Why Kurrier Moved Away from Supabase
The Short Version
⚠️ Important Upgrade Notice
Kurrier v3.0.0 introduces a major architectural shift away from Supabase toward a simpler and faster standard PostgreSQL-based stack.
Existing installations currently using the Supabase-based setup should remain on v1.2.4 for now unless they are planning a fresh installation or are comfortable manually migrating infrastructure and configuration.
The new architecture significantly reduces operational complexity, removes several moving parts, improves performance, and lays the groundwork for additional speed and stability improvements going forward.
Fresh installations are strongly encouraged to use v3.0.0 and above.
For existing Supabase-based deployments:
Continue using v1.2.4 for stability Avoid upgrading directly to v3.x at this time Migration tooling and documented upgrade paths may be provided later if there is sufficient demand If you are starting fresh, v3.x is the recommended path forward.

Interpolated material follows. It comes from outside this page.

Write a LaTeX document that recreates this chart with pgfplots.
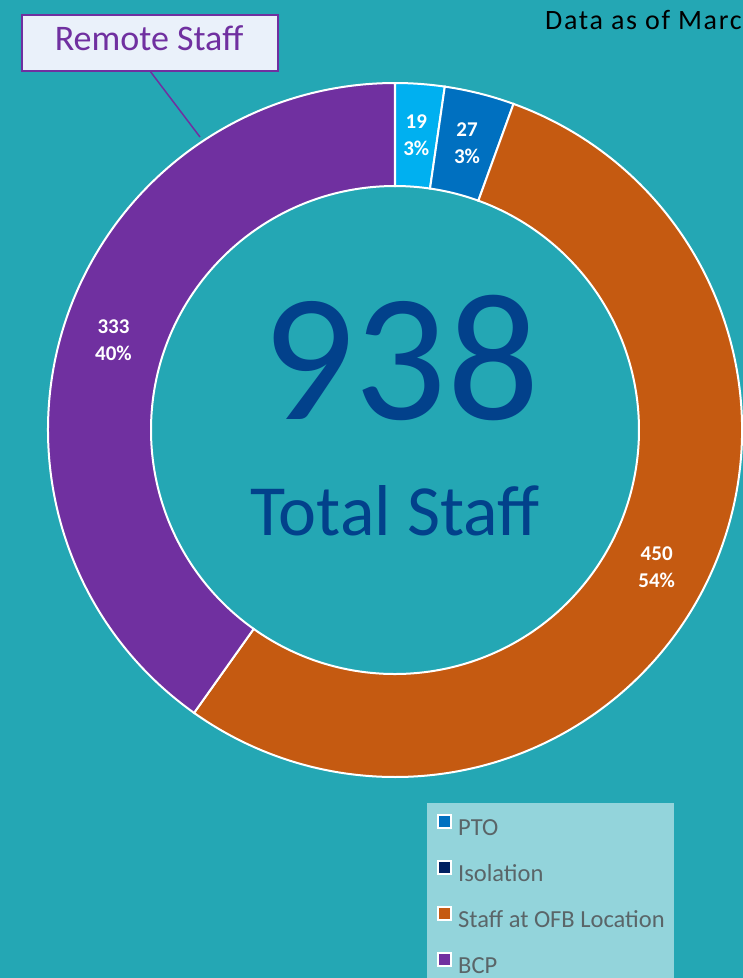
\documentclass[border=0pt]{standalone}
\usepackage{pgfplots}
\pgfplotsset{compat=1.18}
\usepackage{pgfplotstable}
\usetikzlibrary{calc}
\usepackage{fontspec}
\setmainfont{Carlito}
\definecolor{bg}{HTML}{24A7B4}
\definecolor{ptoc}{HTML}{00B0F0}
\definecolor{isoc}{HTML}{0070C0}
\definecolor{ofbc}{HTML}{C55A11}
\definecolor{bcpc}{HTML}{7030A0}
\definecolor{ptoleg}{HTML}{0070C0}
\definecolor{isoleg}{HTML}{002060}
\definecolor{centerc}{HTML}{02418B}
\definecolor{boxfill}{HTML}{EAF1FA}
\definecolor{legbg}{HTML}{93D4DB}
\definecolor{legtext}{HTML}{5A6568}

\pgfplotstableread{
name value pct
PTO 19 3
Isolation 27 3
OFB 450 54
BCP 333 40
}\staffdata

\newcommand\donutwedge[3]{%
  \fill[#3, draw=white, line width=2pt] (axis cs:395,430) ++(#1:347pt)
    arc[start angle=#1, end angle=#2, radius=347pt] -- ++({#2+180}:103pt)
    arc[start angle=#2, end angle=#1, radius=244pt] -- cycle;}
\newcommand\legsq[1]{\draw[fill=#1, draw=white, line width=2pt] (0.5pt,1pt) rectangle (13.5pt,14pt);}

\begin{document}
\begin{tikzpicture}[x=1pt,y=1pt]
\useasboundingbox (0,0) rectangle (743,978);
\clip (0,0) rectangle (743,978);
\fill[bg] (0,0) rectangle (743,978);
\pgfplotstablegetelem{0}{value}\of\staffdata \let\vA\pgfplotsretval
\pgfplotstablegetelem{1}{value}\of\staffdata \let\vB\pgfplotsretval
\pgfplotstablegetelem{2}{value}\of\staffdata \let\vC\pgfplotsretval
\pgfplotstablegetelem{3}{value}\of\staffdata \let\vD\pgfplotsretval
\pgfplotstablegetelem{0}{pct}\of\staffdata \let\pA\pgfplotsretval
\pgfplotstablegetelem{1}{pct}\of\staffdata \let\pB\pgfplotsretval
\pgfplotstablegetelem{2}{pct}\of\staffdata \let\pC\pgfplotsretval
\pgfplotstablegetelem{3}{pct}\of\staffdata \let\pD\pgfplotsretval
\pgfmathsetmacro\tot{\vA+\vB+\vC+\vD}
\pgfmathsetmacro\aA{90}
\pgfmathsetmacro\aB{\aA-360*(\vA/\tot)}
\pgfmathsetmacro\aC{\aB-360*(\vB/\tot)}
\pgfmathsetmacro\aD{\aC-360*(\vC/\tot)}
\pgfmathsetmacro\aE{\aD-360*(\vD/\tot)}
\pgfmathsetmacro\mA{(\aA+\aB)/2}
\pgfmathsetmacro\mB{(\aB+\aC)/2}
\pgfmathsetmacro\mC{(\aC+\aD)/2}
\pgfmathsetmacro\mD{(\aD+\aE)/2}
\begin{axis}[
  at={(0,0)}, anchor=south west,
  scale only axis, width=743pt, height=978pt,
  xmin=0, xmax=743, ymin=0, ymax=978, y dir=reverse,
  hide axis, clip=false,
  legend style={at={(axis cs:437,813.9)}, anchor=north west, draw=none, fill=none,
    inner sep=0pt, font=\fontsize{24.5}{28}\selectfont, text=legtext,
    nodes={inner sep=0pt, text height=17pt, text depth=5pt},
    row sep=20pt, /tikz/every odd column/.append style={column sep=6pt}},
  legend cell align=left,
]
% legend background
\fill[legbg] (axis cs:427,803) rectangle (axis cs:674,990);
% donut wedges
\donutwedge{\aA}{\aB}{ptoc}
\donutwedge{\aB}{\aC}{isoc}
\donutwedge{\aC}{\aD}{ofbc}
\donutwedge{\aD}{\aE}{bcpc}
% data labels
\tikzset{dl/.style={text=white, font=\bfseries\fontsize{21}{26.5}\selectfont, align=center, inner sep=0pt}}
\node[dl] at ($(axis cs:395,430)+(\mA:295.5pt)$) {\vA\\\pA\%};
\node[dl] at ($(axis cs:395,430)+(\mB:295.5pt)$) {\vB\\\pB\%};
\node[dl] at ($(axis cs:395,430)+(\mC:295.5pt)$) {\vC\\\pC\%};
\node[dl] at ($(axis cs:395,430)+(\mD:295.5pt)$) {\vD\\\pD\%};
% centre text
\node[text=centerc, inner sep=0pt, font=\fontsize{182}{182}\selectfont] at (axis cs:401,357.5) {938};
\node[text=centerc, inner sep=0pt, anchor=base, font=\fontsize{72}{72}\selectfont] at (axis cs:395,535) {Total Staff};
% callout
\draw[bcpc, line width=1.5pt] (axis cs:150,71) -- (axis cs:200,137);
\node[fill=boxfill, draw=bcpc, line width=1.5pt, minimum width=256pt, minimum height=56pt, inner sep=0pt] at (axis cs:150,43) {};
\node[anchor=base, inner sep=0pt, text=bcpc, font=\fontsize{36}{36}\selectfont] at (axis cs:149,50) {Remote Staff};
\node[anchor=base west, inner sep=0pt, text=black, font=\fontsize{28}{28}\selectfont\addfontfeatures{LetterSpace=6}] at (axis cs:545,29.5) {Data as of March 2020};
% legend
\addlegendimage{legend image code/.code={\legsq{ptoleg}}}
\addlegendentry{PTO}
\addlegendimage{legend image code/.code={\legsq{isoleg}}}
\addlegendentry{Isolation}
\addlegendimage{legend image code/.code={\legsq{ofbc}}}
\addlegendentry{Staff at OFB Location}
\addlegendimage{legend image code/.code={\legsq{bcpc}}}
\addlegendentry{BCP}
\end{axis}
\end{tikzpicture}
\end{document}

Early versions of Kurrier used Supabase as a convenient operational layer around PostgreSQL.
As Kurrier evolved, the project gradually moved toward a simpler architecture centered around:
- Standard PostgreSQL
- Native SQL migrations
- Lightweight container orchestration
- Direct database access
- Explicit service boundaries
This reduced overall system complexity, lowered operational overhead, improved startup times, and made the platform easier to self-host and reason about.
Why the Change Happened
Supabase is excellent for rapidly building applications and prototypes. It provides a large amount of functionality out of the box:
- Authentication
- Storage
- Realtime
- Dashboard tooling
- Migrations
- API generation
Kurrier originally benefited from this convenience during early development.
Over time, however, Kurrier became increasingly infrastructure-oriented and performance-sensitive. Many parts of the Supabase stack were either unused, duplicated elsewhere, or unnecessary for Kurrier’s long-term direction.

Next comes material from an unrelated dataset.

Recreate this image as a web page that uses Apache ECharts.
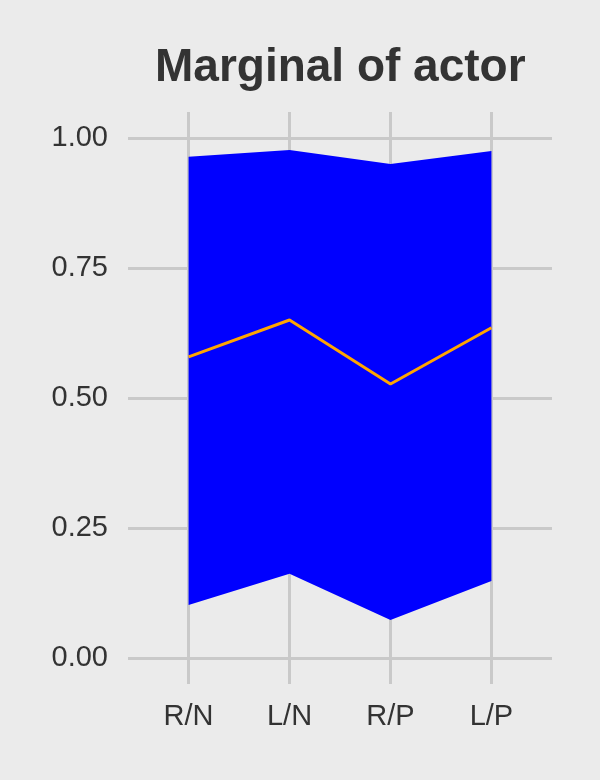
<!DOCTYPE html>
<html><head><meta charset="utf-8">
<script src="https://cdn.jsdelivr.net/npm/echarts@6/dist/echarts.min.js"></script>
<style>html,body{margin:0;padding:0;background:#EBEBEB;}#c{width:600px;height:780px;}</style>
</head><body><div id="c"></div>
<script>
const categories = ['R/N', 'L/N', 'R/P', 'L/P'];
const lowerValues = [0.102, 0.162, 0.073, 0.148];
const upperValues = [0.964, 0.977, 0.950, 0.975];
const meanValues = [0.579, 0.650, 0.527, 0.635];
const yTicks = [0, 0.25, 0.5, 0.75, 1];
const xTicks = [1, 2, 3, 4];

const xs = categories.map((c, i) => i + 1);
const bandData = xs.map((x, i) => [x, lowerValues[i], upperValues[i]]);
const meanData = xs.map((x, i) => [x, meanValues[i]]);

const chart = echarts.init(document.getElementById('c'), null, {renderer: 'canvas'});
const font = 'Liberation Sans, Arial, Helvetica, sans-serif';
chart.setOption({
  backgroundColor: '#EBEBEB',
  animation: false,
  title: {
    text: 'Marginal of actor',
    left: 150, top: 40,
    textStyle: {fontFamily: font, fontSize: 46, fontWeight: 'bold', color: '#333333'}
  },
  grid: {left: 128, right: 48, top: 112, bottom: 96, containLabel: false},
  xAxis: {
    type: 'value', min: 0.4, max: 4.6,
    axisLine: {show: false},
    axisTick: {show: false, customValues: xTicks},
    axisLabel: {customValues: xTicks, formatter: v => categories[Math.round(v) - 1] || '',
      fontFamily: font, fontSize: 29, color: '#333333', margin: 18},
    splitLine: {show: true, lineStyle: {color: '#C9C9C9', width: 3}}
  },
  yAxis: {
    type: 'value', min: -0.05, max: 1.05,
    axisLine: {show: false},
    axisTick: {show: false, customValues: yTicks},
    axisLabel: {customValues: yTicks, formatter: v => v.toFixed(2),
      fontFamily: font, fontSize: 29, color: '#333333', margin: 20},
    splitLine: {show: true, lineStyle: {color: '#C9C9C9', width: 3}}
  },
  series: [
    {type: 'custom', data: bandData, silent: true, z: 2,
      renderItem: function (params, api) {
        if (params.dataIndex !== 0) return null;
        const top = bandData.map(d => api.coord([d[0], d[2]]));
        const bottom = bandData.map(d => api.coord([d[0], d[1]])).reverse();
        return {type: 'polygon', shape: {points: top.concat(bottom)},
          style: {fill: '#0000FF', stroke: null}};
      }},
    {type: 'line', data: meanData, symbol: 'none',
      lineStyle: {color: '#FFA500', width: 3}, z: 5}
  ]
});
</script></body></html>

The result was additional operational complexity without proportional benefit.
What Changed
Kurrier now uses:
- Plain PostgreSQL
- Native SQL migrations
- Direct RLS-aware database connections
- Lightweight bootstrap scripts
- Explicit service containers
instead of relying on a larger abstraction layer.

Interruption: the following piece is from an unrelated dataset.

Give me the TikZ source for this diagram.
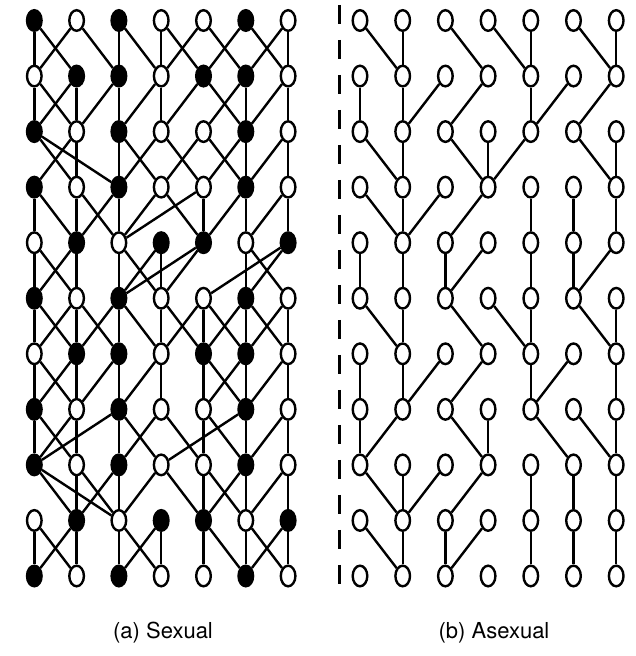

This significantly reduced the amount of infrastructure required to run Kurrier.
Benefits
Faster Startup
Fewer services need to initialize before the application becomes usable.
Lower Resource Usage
Kurrier now consumes substantially less memory and CPU overhead compared to earlier deployments.
This is especially important for:
- VPS deployments
- Raspberry Pi / ARM deployments
- Self-hosted environments
- Smaller cloud instances
Easier to Understand
The stack is now much closer to “what is actually running”:
- PostgreSQL
- Redis
- Typesense
- Object storage
- Application containers
instead of multiple orchestration layers on top.
Easier to Maintain
Database migrations and bootstrap logic are now explicit and version-controlled directly inside Kurrier.
More Portable
Kurrier no longer depends on a larger ecosystem distribution to function correctly.
Performance Direction
This transition also opens the door for additional performance improvements over time.
Because the architecture is now significantly leaner:
- Cold starts are smaller
- Migrations are simpler
- Fewer internal proxies exist
- Less cross-service orchestration is required
- Deployment environments are easier to optimize
The expectation is that Kurrier will continue getting faster and simpler as the platform matures.
Was Supabase Bad?
Not at all.
Supabase was extremely useful during the earlier stages of Kurrier and remains an excellent platform for many applications.
The move away from Supabase was primarily about:
- Reducing infrastructure surface area
- Simplifying deployments
- Improving operational clarity
- Optimizing specifically for Kurrier’s architecture
rather than dissatisfaction with Supabase itself.
Migration Notes
For most users, a fresh install of the newer Kurrier architecture is the recommended approach.
However, if there is sufficient demand, tooling and migration paths from older Supabase-based Kurrier deployments may be provided in the future to help migrate existing data and configurations.
The underlying data model remains PostgreSQL-based, which makes future migration tooling feasible without requiring major architectural translation layers.